Alfred Chestnut (left) and Ransom Watkins, who spent time in prison for crimes they did not commit, speak at Exoneree Advocacy Day in Annapolis Wednesday. Photo by Bruce DePuyt

A group of powerful lawmakers — including the speaker of the House — signaled on Wednesday that they are determined to establish a fair compensation system for people who serve time for crimes they didn’t commit.

Their statements of support come months after the state’s top leaders struggled publicly to come up with a way to compensate five men who served long prison terms after being wrongfully convicted.

Advocates for exonerees say the five cases surely won’t be the last, and they are pressuring the General Assembly to come up with a formula that can be used in the future — and to make improvements to the criminal justice system so that false convictions become less likely.

Speaker Adrienne A. Jones (D-Baltimore County) spoke at an “Innocence Advocacy Day” in Annapolis organized by the Mid-Atlantic Innocence Project. She then took a seat in the back row and listened as nearly a dozen men — mostly middle-aged, all but one African-American — told their stories.

Afterward, Jones told Maryland Matters there is “more awareness” about the devastating impacts false convictions have on those whose lives are derailed by such injustices.

“The momentum is there,” she said. “I think the timing is right to be able to get something done.”

Last year the Board of Public Works — made up of the governor, comptroller and treasurer — struggled to figure out how to compensate the five men, who spent a total of 120 years behind bars for crimes they didn’t commit.

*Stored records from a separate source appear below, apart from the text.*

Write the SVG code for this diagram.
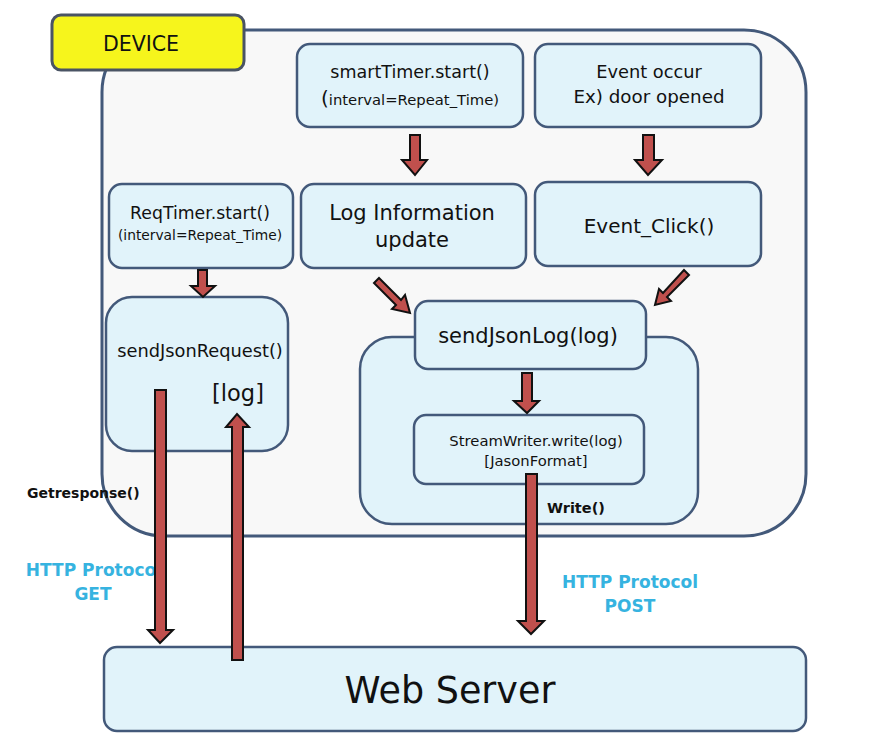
<svg xmlns="http://www.w3.org/2000/svg" width="873" height="747" viewBox="0 0 873 747">
<style>
.box{fill:#e1f3fa;stroke:#43597a;stroke-width:2.5}
.t{font-family:"DejaVu Sans","Noto Sans",sans-serif;fill:#111;text-anchor:middle}
.b{font-family:"DejaVu Sans","Noto Sans",sans-serif;font-weight:bold;fill:#111}
.c{font-family:"DejaVu Sans","Noto Sans",sans-serif;font-weight:bold;fill:#36b3e0;text-anchor:middle;font-size:17px}
.arr{fill:#c0504d;stroke:#111;stroke-width:2;stroke-linejoin:miter}
</style>
<rect width="873" height="747" fill="#fff"/>
<g id="device">
<rect x="102" y="30" width="704" height="506" rx="62" fill="#f8f8f8" stroke="#43597a" stroke-width="3"/>
</g>
<g id="device-label">
<rect x="52" y="15" width="192" height="55" rx="9" fill="#f6f51c" stroke="#4a5464" stroke-width="3"/>
<text class="t" x="141" y="51" font-size="20.5">DEVICE</text>
</g>
<g id="smartTimer">
<rect class="box" x="297" y="44" width="226" height="83" rx="13"/>
<text class="t" x="410" y="78" font-size="17.5">smartTimer.start()</text>
<text class="t" x="410" y="105" font-size="14.8"><tspan font-size="20">(</tspan>interval=Repeat_Time)</text>
</g>
<g id="eventOccur">
<rect class="box" x="535" y="44" width="226" height="83" rx="13"/>
<text class="t" x="649" y="78" font-size="17.8">Event occur</text>
<text class="t" x="649" y="103" font-size="18.3">Ex) door opened</text>
</g>
<g id="reqTimer">
<rect class="box" x="109" y="184" width="184" height="84" rx="13"/>
<text class="t" x="200" y="219" font-size="17.3">ReqTimer.start()</text>
<text class="t" x="200" y="240" font-size="13.8">(interval=Repeat_Time)</text>
</g>
<g id="logInfo">
<rect class="box" x="301" y="184" width="225" height="84" rx="13"/>
<text class="t" x="412" y="220" font-size="21">Log Information</text>
<text class="t" x="412" y="247" font-size="21">update</text>
</g>
<g id="eventClick">
<rect class="box" x="535" y="182" width="226" height="84" rx="13"/>
<text class="t" x="649" y="233" font-size="20">Event_Click()</text>
</g>
<g id="sendJsonRequest">
<rect class="box" x="106" y="297" width="182" height="154" rx="26"/>
<text class="t" x="200" y="357" font-size="17.8">sendJsonRequest()</text>
<text class="t" x="238" y="401" font-size="22.5">[log]</text>
</g>
<g id="logContainer">
<rect class="box" x="360" y="337" width="338" height="187" rx="32"/>
</g>
<g id="sendJsonLog">
<rect class="box" x="415" y="301" width="231" height="68" rx="13"/>
<text class="t" x="528" y="343" font-size="21">sendJsonLog(log)</text>
</g>
<g id="streamWriter">
<rect class="box" x="414" y="415" width="230" height="69" rx="12"/>
<text class="t" x="536" y="446" font-size="14.8">StreamWriter.write(log)</text>
<text class="t" x="536" y="466" font-size="14.8">[JasonFormat]</text>
</g>
<g id="webServer">
<rect class="box" x="104" y="647" width="702" height="84" rx="13"/>
<text class="t" x="450" y="703" font-size="36.5">Web Server</text>
</g>
<g id="labels">
<text class="b" x="27" y="498" font-size="14">Getresponse()</text>
<text class="b" x="547" y="513" font-size="14.5">Write()</text>
<text class="c" x="91" y="576">HTTP Protoco</text>
<text class="c" x="93" y="600">GET</text>
<text class="c" x="630" y="588">HTTP Protocol</text>
<text class="c" x="630" y="612">POST</text>
</g>
<g id="connectors">
<polygon class="arr" points="410,135 420,135 420,160 427,160 415,175 402,160 410,160"/>
<polygon class="arr" points="643,135 654,135 654,160 662,160 648,175 635,160 643,160"/>
<polygon class="arr" points="198,270 207,270 207,286 215,286 203,297 191,286 198,286"/>
<polygon class="arr" points="522,373 532,373 532,401 539,401 527,413 514,401 522,401"/>
<polygon class="arr" points="379,278 401,300 405,295 410,313 392,309 396,305 374,283"/>
<polygon class="arr" points="684,270 689,275 667,297 671,301 655,305 659,289 663,293"/>
<polygon class="arr" points="155,390 166,390 166,630 173,630 160,643 148,630 155,630"/>
<polygon class="arr" points="232,660 243,660 243,427 249,427 237,414 226,427 232,427"/>
<polygon class="arr" points="526,474 537,474 537,621 544,621 531,634 518,621 526,621"/>
</g>
</svg>
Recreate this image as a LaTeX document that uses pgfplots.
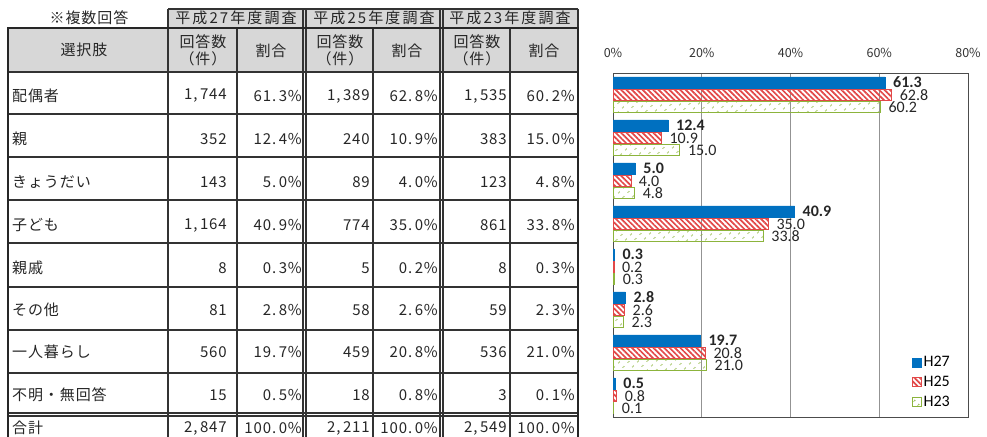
\documentclass[border=0pt]{standalone}
\usepackage{fontspec}
\setmainfont{Carlito}
\newfontfamily\jp[LetterSpace=6]{Noto Sans CJK JP}
\newfontfamily\jpw[LetterSpace=14]{Noto Sans CJK JP}
\newfontfamily\jpt{Noto Sans CJK JP}
\usepackage{pgfplots}
\pgfplotsset{compat=1.18}
\usetikzlibrary{patterns.meta}
\definecolor{hblue}{RGB}{0,112,192}
\definecolor{hred}{RGB}{226,72,72}
\definecolor{hgreen}{RGB}{140,180,60}
\definecolor{hdr}{RGB}{215,215,215}
\newcommand\rw[8]{%
 \node[anchor=west] at (12,#1) {#2};
 \node[anchor=east] at (227,#1) {#3};
 \node[anchor=east] at (302,#1) {#4};
 \node[anchor=east] at (370,#1) {#5};
 \node[anchor=east] at (438,#1) {#6};
 \node[anchor=east] at (507,#1) {#7};
 \node[anchor=east] at (575,#1) {#8};
}
\begin{document}
\begin{tikzpicture}
\useasboundingbox (0pt,0pt) rectangle (987pt,-436pt);
\begin{scope}
\clip (0pt,0pt) rectangle (987pt,-436pt);
\begin{scope}[x=1pt,y=-1pt, every node/.style={inner sep=0pt, font=\jp\fontsize{15}{15}\selectfont, text=black!85}]
 \fill[hdr] (168,9) rectangle (578,28);
 \fill[hdr] (8,28) rectangle (578,72);
 \draw[line width=1.2pt, black!80] (168,9) -- (578,9);
 \draw[line width=1.2pt, black!80] (168,9) -- (168,28);
 \draw[line width=1.2pt, black!80] (578,9) -- (578,28);
 \foreach \y in {72,114,157,200,243,287,330,373,413,416}
   \draw[line width=1.1pt, black!80] (8,\y) -- (578,\y);
 \foreach \x in {168,237,373,510}
   \draw[line width=1.1pt, black!80] (\x,28) -- (\x,470);
 \foreach \x in {303,306,440,443}
   \draw[line width=1.1pt, black!80] (\x,9) -- (\x,470);
 \draw[line width=1.8pt, black!85] (8,28) rectangle (578,470);
 \node at (89,18) {※複数回答};
 \node[font=\jpw\fontsize{15}{15}\selectfont] at (236,18) {平成27年度調査};
 \node[font=\jpw\fontsize{15}{15}\selectfont] at (374,18) {平成25年度調査};
 \node[font=\jpw\fontsize{15}{15}\selectfont] at (510,18) {平成23年度調査};
 \node at (84,50) {選択肢};
 \foreach \cx/\px in {203/271, 340/407, 477/544}{
   \node at (\cx,42) {回答数};
   \node at (\cx,59) {（件）};
   \node at (\px,51) {割合};
 }
 \rw{96}{配偶者}{1,\,744}{61.\,3\%}{1,\,389}{62.\,8\%}{1,\,535}{60.\,2\%}
 \rw{139}{親}{352}{12.\,4\%}{240}{10.\,9\%}{383}{15.\,0\%}
 \rw{182}{きょうだい}{143}{5.\,0\%}{89}{4.\,0\%}{123}{4.\,8\%}
 \rw{225}{子ども}{1,\,164}{40.\,9\%}{774}{35.\,0\%}{861}{33.\,8\%}
 \rw{268}{親戚}{8}{0.\,3\%}{5}{0.\,2\%}{8}{0.\,3\%}
 \rw{310}{その他}{81}{2.\,8\%}{58}{2.\,6\%}{59}{2.\,3\%}
 \rw{352}{一人暮らし}{560}{19.\,7\%}{459}{20.\,8\%}{536}{21.\,0\%}
 \rw{395}{不明・無回答}{15}{0.\,5\%}{18}{0.\,8\%}{3}{0.\,1\%}
 \rw{428}{合計}{2,\,847}{100.\,0\%}{2,\,211}{100.\,0\%}{2,\,549}{100.\,0\%}
\end{scope}
\end{scope}
\begin{axis}[
 at={(613pt,-417pt)}, anchor=south west,
 scale only axis, width=355pt, height=344pt,
 xmin=0, xmax=80, ymin=0.5, ymax=8.5, y dir=reverse,
 xbar, bar width=11pt, bar shift=0pt,
 /pgf/number format/assume math mode=true,
 xtick={0,20,40,60,80},
 xticklabel={\pgfmathprintnumber{\tick}\%},
 xticklabel pos=upper,
 xticklabel shift=12pt,
 xticklabel style={font=\jpt\fontsize{12.5}{12.5}\selectfont, text=black!80},
 ytick=\empty,
 xmajorgrids, grid style={draw=gray!85, line width=0.8pt},
 major tick length=0pt,
 axis line style={draw=gray!60!black, line width=0.9pt},
 nodes near coords={\pgfmathprintnumber[fixed,fixed zerofill,precision=1]{\pgfplotspointmeta}},
 point meta=x,
 every node near coord/.append style={anchor=west, inner sep=0pt, xshift=8pt, font=\fontsize{16}{16}\selectfont, text=black!85},
 legend style={at={(0.955,0.02)}, anchor=south east, draw=none, fill=none, font=\fontsize{16}{16}\selectfont, row sep=4pt, inner sep=0pt},
 legend cell align=left,
 legend image code/.code={\draw[#1] (0pt,-4.5pt) rectangle (9pt,4.5pt);},
 clip=false,
]
\addplot[fill=hblue, draw=hblue, every node near coord/.append style={font=\bfseries\fontsize{16}{16}\selectfont}]
 coordinates {(61.3,0.72) (12.4,1.72) (5.0,2.72) (40.9,3.72) (0.3,4.72) (2.8,5.72) (19.7,6.72) (0.5,7.72)};
\addplot[draw=hred, pattern={Lines[angle=-45,distance=3.8pt,line width=1.7pt]}, pattern color=hred, every node near coord/.append style={yshift=-0.5pt}]
 coordinates {(62.8,1) (10.9,2) (4.0,3) (35.0,4) (0.2,5) (2.6,6) (20.8,7) (0.8,8)};
\addplot[draw=hgreen, line width=0.9pt, pattern={Dots[distance=6.4pt,angle=45,radius=1pt]}, pattern color=hgreen, every node near coord/.append style={yshift=-1pt}]
 coordinates {(60.2,1.28) (15.0,2.28) (4.8,3.28) (33.8,4.28) (0.3,5.28) (2.3,6.28) (21.0,7.28) (0.1,8.28)};
\legend{H27,H25,H23}
\end{axis}
\end{tikzpicture}
\end{document}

After the issue bounced around for several weeks, the panel adopted a formula crafted by a top aide to Comptroller Peter V.R. Franchot (D) — the median annual state income for the last four years of a person’s incarceration multiplied by the number of years they were in prison.

Del. Kathleen Dumais (D-Montgomery), the vice-chairwoman of the House Economic Matters Committee, is sponsoring a bill that would enshrine a similar formula in state law, so the Board of Public Works doesn’t have to reinvent the wheel with every case.

“The governor claims he wants a process. We’re going to give him a process,” she told the men. “We’re going to create a process where somebody is going to make a decision and then all the Board of Public Works is going to have to do is sign the check.”

“I don’t know how to repay any of you for what you’ve been through,” Dumais added. “The only thing we can do is make sure we get this legislation through.”

Advocates are pursuing two bills this year — one to create a compensation formula for former inmates found to be innocent and another to track the system by which those accused or convicted of crimes can earn leniency by testifying against others.

Sen. William C. Smith Jr. (D-Montgomery), the chairman of the Judicial Proceedings Committee, said policymakers need to know about cases in which individuals become “serial participators.”

“Sometimes the state will offer them incentives [to testify against others],” Smith said in an interview. “Right now we don’t track that. So you have situations in which people [testify] multiple times to get more incentives.”

‘I watched people get raped’

Lawmakers and staff who attended Exoneree Innocence Advocacy Day heard emotional testimony.

One by one, the men described the falsehoods — outright lies in many cases — that were told by trial witnesses testifying under oath.

They described the indignity of being judged guilty of crimes they hadn’t committed. And the horrors they endured during prison sentences that in many cases stretched for decades.

Ransom Watkins walked free in November after 36 years in prison. He was wrongfully convicted of murder in 1983 at the age of 16.

His voice cracking with emotion, he told his story.

“I watched people my age get raped in prison. And I watched police watch it happen. The only thing we had in prison was each other,” he said of his friends. “No one else cared.”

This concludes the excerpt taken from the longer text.